Ukrainekrieg, gebrochene Lieferketten, eine hohe Inflation und eine sich im Herbst abzeichnende erneute Corona-Pandemie lassen einen nicht unbedingt optimistisch in die Zukunft schauen. Welche Reaktionen nehmen Sie bei den meisten Menschen wahr?
Seit ich denken kann, gab es immer Zukunftsangst. Angst ist ein natürlicher Reflex, den man schlecht kritisieren kann. Aber Angst kann kein dauerhafter Zustand sein. Angst kann uns Aktivieren, zu verstehen, was eigentlich passiert: Viele der Prozesse und Systeme der modernen Welt sind nicht resilient, nicht nachhaltig genug. Warum können denn Lieferketten so schnell brechen? Weil sie in extremer Weise optimiert wurden. Inflation gilt als Schreckens-Gespenst. Aber wenn wir das Phänomen etwas genauer ansehen, könnte es auch heißen, dass vorher vieles VIEL zu billig war, Fleisch war zu billig (ist es immer noch) Fliegen. Benzin, Kohlenwasserstoffe... in gewisser Weise erzählt uns die Inflation eine ökonomische Wahrheit: Was irgendwann künstlich verbilligt wurde, funktioniert irgendwann nicht mehr.
Seit mehr als zwei Jahren bestimmt das Coronavirus den Alltag von Menschen nicht nur in Deutschland. Trotz aller Einschränkungen und Entbehrungen hat Corona aber auch Positives in Gang gesetzt: So konnten viele neue Erfahrungen von Solidarität, Mitmenschlichkeit, Zusammenhalten und Mut gemacht werden, ebenso wurde das Homeoffice für viele zu einer Selbstverständlichkeit. Dennoch wird die Corona-Pandemie von den meisten Menschen fast ausschließlich als Katastrophe wahrgenommen. Warum sind die Menschen so sehr auf das Negative fixiert, weil es so bequemer ist und man sich wohl fühlt in seiner Opferrolle?

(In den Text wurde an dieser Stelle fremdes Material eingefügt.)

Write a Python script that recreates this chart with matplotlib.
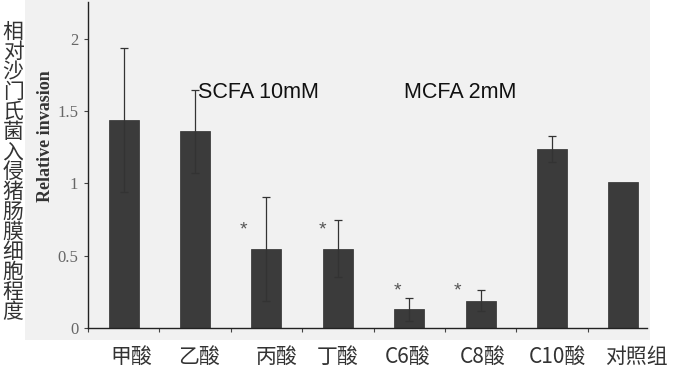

Die Opferrolle ist sehr lukrativ, weil sie ja eine klare Definition mit sich bringt: Ich trage keine Verantwortung. Jammern und "Die da oben" kritisieren soll letztendlich davon ablenken, dass wir in manchen Situationen etwas tun müssen, was uns individuell einschränkt, der Gemeinschaft aber Vorteile bringt. Das Opfer- Gefühl wird in unserer modernen Medienkultur ausgebeutet und verstärkt. Bad News sind Good News, weil sie die Leute beim Klicken und am Bildschirm halten. Dadurch tendieren wir in Richtung einer Hysterisierung, in der alle aufeinander einschreien und nichts mehr bewältigt wird. Krisen können aber auch zu Entscheidungen führen, zum Beispiel, mit dem Jammern aufzuhören. Erwachsen zu werden. Wir können in dieser Hinsicht viel von den Ukrainern lernen.

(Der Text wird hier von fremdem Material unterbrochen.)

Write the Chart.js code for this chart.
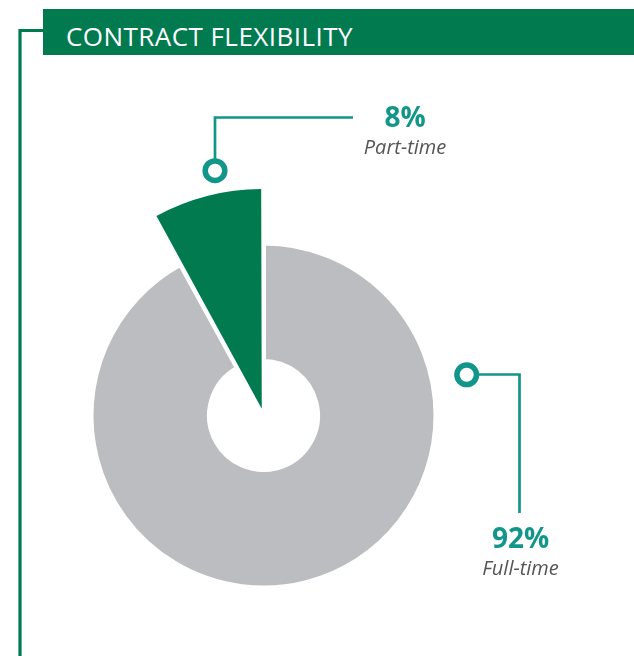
<!DOCTYPE html>
<html>
<head>
<meta charset="utf-8">
<script src="https://cdn.jsdelivr.net/npm/chart.js@4"></script>
<style>
  html, body { margin: 0; padding: 0; background: #fff; }
  #stage { position: relative; width: 634px; height: 656px; overflow: hidden; font-family: 'Open Sans', sans-serif; }
  #stage canvas, #stage svg { position: absolute; left: 0; top: 0; }
  .title {
    position: absolute; left: 43px; top: 9px; width: 591px; height: 46px;
    box-sizing: border-box; padding: 4px 0 0 23px;
    background: #007a4e; color: #fff; font-size: 26px; line-height: 46px;
    letter-spacing: 0.45px; white-space: nowrap; overflow: hidden;
  }
  .pct, .name { position: absolute; transform: translateX(-50%); white-space: nowrap; }
  .pct { color: #12968a; font-weight: 700; font-size: 28px; line-height: 28px; }
  .name { color: #555; font-style: italic; font-size: 20px; line-height: 20px; }
</style>
</head>
<body>
<div id="stage">
  <svg width="634" height="656">
    <!-- frame running down the left side -->
    <polyline points="43,30.5 20,30.5 20,656" fill="none" stroke="#007a4e" stroke-width="3.2"/>
    <!-- leader lines -->
    <g fill="none" stroke="#12968a" stroke-width="2.7">
      <polyline points="353,117.5 215,117.5 215,161"/>
      <polyline points="476,374.5 519.5,374.5 519.5,513"/>
    </g>
    <g fill="#fff" stroke="#12968a" stroke-width="5.5">
      <circle cx="215" cy="170.7" r="9.8"/>
      <circle cx="466.7" cy="374.8" r="9.8"/>
    </g>
  </svg>
  <canvas id="ring" width="634" height="656"></canvas>
  <canvas id="wedge" width="634" height="656"></canvas>
  <div class="title" id="title"></div>
</div>

<script>
// ── Data ──────────────────────────────────────────────────────────────────────
const TITLE = 'CONTRACT FLEXIBILITY';
const SEGMENTS = ['Full-time', 'Part-time'];
const SHARES = [92, 8];

const GREY = '#bcbdc0';
const GREEN = '#007a4e';
const NONE = 'rgba(0,0,0,0)';

// label anchors (centre x, top y of the percentage line)
const LABEL_POS = [
  { x: 520.5, y: 523 },   // Full-time
  { x: 405,   y: 102 },   // Part-time
];

document.getElementById('title').textContent = TITLE;

// ── Shared options: chart centred at (263.5, 415.5) ──────────────────────────
function baseOptions(extra) {
  return Object.assign({
    responsive: false,
    animation: false,
    events: [],
    layout: { padding: { left: 0, right: 107, top: 175, bottom: 0 } },
    plugins: { legend: { display: false }, tooltip: { enabled: false } },
  }, extra);
}

// grey ring (full-time share), white border opens the gap next to the wedge
new Chart(document.getElementById('ring'), {
  type: 'doughnut',
  data: {
    labels: SEGMENTS,
    datasets: [{
      data: SHARES,
      backgroundColor: [GREY, NONE],
      borderColor: '#fff',
      borderWidth: [5, 0],
    }],
  },
  options: baseOptions({ radius: 172.5, cutout: '31.3%' }),
});

// green wedge (part-time share), bigger and pulled out of the ring
new Chart(document.getElementById('wedge'), {
  type: 'pie',
  data: {
    labels: SEGMENTS,
    datasets: [{
      data: SHARES,
      backgroundColor: [NONE, GREEN],
      borderWidth: 0,
      offset: [0, 28],
    }],
  },
  options: baseOptions({ radius: 216 }),
});

// ── Value labels ──────────────────────────────────────────────────────────────
const stage = document.getElementById('stage');
SEGMENTS.forEach((name, i) => {
  const p = LABEL_POS[i];
  const pct = document.createElement('div');
  pct.className = 'pct';
  pct.style.left = p.x + 'px';
  pct.style.top = p.y + 'px';
  pct.textContent = SHARES[i] + '%';
  const lbl = document.createElement('div');
  lbl.className = 'name';
  lbl.style.left = p.x + 'px';
  lbl.style.top = (p.y + 35) + 'px';
  lbl.textContent = name;
  stage.appendChild(pct);
  stage.appendChild(lbl);
});
</script>
</body>
</html>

Über kaum ein Thema wird mit so vielen Klischees, Missverständnissen und Ängsten kontrovers diskutiert wie das mit Künstlicher Intelligenz. Menschenähnliche Roboter in Alten- oder Pflegeheimen, dozierende Roboter in Uni-Hörsälen verunsichern viele Menschen und schüren deren Ängste. Aber macht es nicht geradezu Sinn darüber nachzudenken, digitale Expertensysteme zu nutzen, um unsere menschlichen Fähigkeiten sinnvoller zu nutzen?

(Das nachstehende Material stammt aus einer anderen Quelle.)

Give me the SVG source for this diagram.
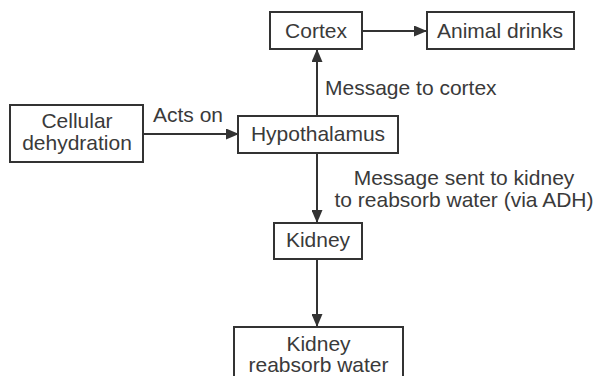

Die meisten dieser Debatten laufen auf eine blauäugige Verherrlichung von Technologie hinaus, die in die Irre führt. Die Digitalisierung ist eine Art Mythos, ein Kult geworden, der regelrecht religiöse Züge trägt. Er ist voller Wunder-Geschichten, die sich dann doch nicht realisieren, beziehungsweise zu ganz anderen Ergebnissen führen als erwartet. Wenn wir Pflegeroboter in die Altenheime schicken, werden die Alten sterben. Wenn wir das Lernen maschinisieren, werden die Menschen dumm, denn Lernen hat immer etwas mit Begegnung und Zuneigung zu tun. Zur Intelligenz gehört ja auch das Emotionale. KI-Systeme können zur Übernahme von rechenhaften Routinen sinnvoll sein, etwa erneuerbare Energiequellen steuern oder große Datenmengen sortieren. Aber die Frage, was sie BEWIRKEN und wo sie wirklich eingesetzt werden sollen, brauchen wir eine humanistische Ethik.